As an aside, I wonder if the same can be said of Jesus’ church today? When people look at the church, is it clear for whom it exists? Does our behavior show unmistakably why we are here? I am not asking here whether your church or mine has a catchy mission statement, nor whether our website is updated nor whether we have the right kind of music in our worship services. I’m not asking here what Bible translation we use nor whether we are meeting our budget. The question I am asking, the question I believe Jesus demands that we ask, is whether people on the outside of our churches can look at us and easily recognize that we and Jesus share a common objective, that we’re clearly on the same page. I wonder if the people looking at your church and at my church can watch how we behave and can listen to the things we say and know clearly and exactly whom we are here for? It was so very clear with Jesus. Is it so very clear with the church?

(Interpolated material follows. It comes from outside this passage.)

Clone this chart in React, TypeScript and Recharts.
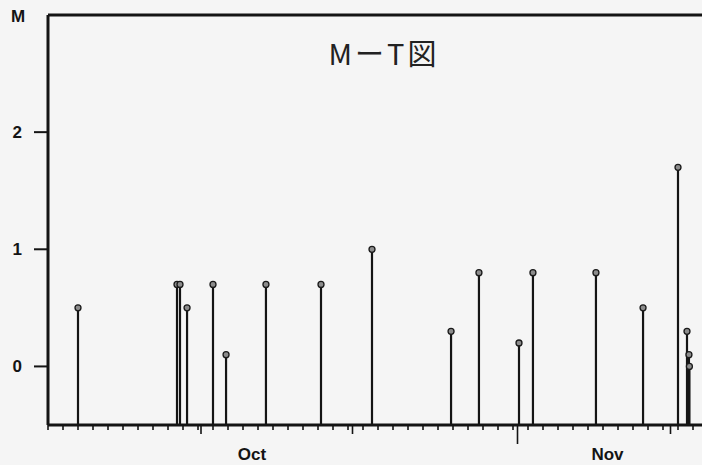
import React from 'react';
import { ComposedChart, Scatter, ErrorBar, XAxis, YAxis, ReferenceLine } from 'recharts';

// event time (in axis day units) and magnitude
const eventDays = [2.0, 8.6, 8.8, 9.27, 11.0, 11.87, 14.53, 18.2, 21.6, 26.87, 28.73, 31.4, 32.33, 36.53, 39.67, 42.0, 42.6, 42.73, 42.76];
const magnitudes = [0.5, 0.7, 0.7, 0.5, 0.7, 0.1, 0.7, 0.7, 1.0, 0.3, 0.8, 0.2, 0.8, 0.8, 0.5, 1.7, 0.3, 0.1, 0.0];

const monthLabels = ['Oct', 'Nov'];
const monthLabelDays = [13.6, 37.3];
const markerDays = [10.2, 20.3, 41.5];
const longMarkerDay = 31.3;
const dayTicks = Array.from({ length: 46 }, (_, i) => i);
const magnitudeTicks = [0, 1, 2];

const M_MIN = -0.5;
const M_MAX = 3;
const DAY_MAX = 45;

const data = eventDays.map((day, i) => ({
  day,
  m: magnitudes[i],
  err: [magnitudes[i] - M_MIN, 0],
}));

const xTicks = [...dayTicks, ...markerDays, longMarkerDay, ...monthLabelDays];

const ink = '#141414';
const labelFont = '"Liberation Sans", Arial, sans-serif';

const XTick = (props: any) => {
  const { x, y, payload } = props;
  const v = payload.value;
  const li = monthLabelDays.indexOf(v);
  if (li >= 0) {
    return (
      <text x={x} y={y + 35} textAnchor="middle" fontFamily={labelFont} fontWeight="bold" fontSize={17} fill={ink}>
        {monthLabels[li]}
      </text>
    );
  }
  let len = 5;
  if (v === longMarkerDay) len = 19;
  else if (markerDays.includes(v)) len = 9;
  return <line x1={x} x2={x} y1={y} y2={y + len} stroke={ink} strokeWidth={1.6} />;
};

const Dot = (p: any) => (
  <circle cx={p.cx} cy={p.cy} r={3} fill="#8c8c8c" stroke="#1a1a1a" strokeWidth={1.3} />
);

const App: React.FC = () => (
  <div style={{ position: 'absolute', left: 0, top: 0, width: 702, height: 465, overflow: 'hidden', background: '#f5f5f5' }}>
    <ComposedChart width={723} height={465} data={data} margin={{ top: 15, right: 0, left: 0, bottom: 0 }}>
      <XAxis
        dataKey="day"
        type="number"
        domain={[0, DAY_MAX]}
        ticks={xTicks}
        interval={0}
        height={40}
        tickSize={0}
        tickMargin={0}
        tick={<XTick />}
        axisLine={{ stroke: ink, strokeWidth: 3 }}
        allowDataOverflow
      />
      <YAxis
        type="number"
        domain={[M_MIN, M_MAX]}
        ticks={magnitudeTicks}
        width={48}
        tickSize={14}
        tickMargin={12}
        axisLine={{ stroke: ink, strokeWidth: 3 }}
        tickLine={{ stroke: ink, strokeWidth: 2 }}
        tick={{ fill: ink, fontSize: 17, fontWeight: 'bold', fontFamily: labelFont }}
        allowDataOverflow
      />
      <ReferenceLine y={M_MAX} stroke={ink} strokeWidth={3} ifOverflow="visible" />
      <Scatter dataKey="m" shape={() => null} isAnimationActive={false}>
        <ErrorBar dataKey="err" direction="y" width={0} stroke={ink} strokeWidth={2.2} isAnimationActive={false} />
      </Scatter>
      <Scatter dataKey="m" shape={<Dot />} isAnimationActive={false} />
    </ComposedChart>
    <svg width={702} height={465} style={{ position: 'absolute', left: 0, top: 0, pointerEvents: 'none' }}>
      <text x={11} y={22} fontFamily={labelFont} fontWeight="bold" fontSize={17} fill={ink}>M</text>
      <text x={384} y={65} textAnchor="middle" fontFamily='"Noto Sans CJK JP", sans-serif' fontSize={29} letterSpacing={3} fill="#222">
        MーT図
      </text>
    </svg>
  </div>
);

export default App;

So if the whole reason this long-awaited savior came is for the very broken people in this world, then isn’t it those same broken people to whom Christmas belongs? Is Christmas really yours or mine? Is it really even the church’s? Or is Christmas rather representative of the only real hope the atheists and criminals and secularists and sinners of this world will ever have? Christmas belongs to them!
Tell you what…next time someone “wins” and your city has to take down its nativity scene, just smile and say to yourself, “Well it’s about time they finally came and took what is theirs.” And rejoice! Christmas was yours to share all along.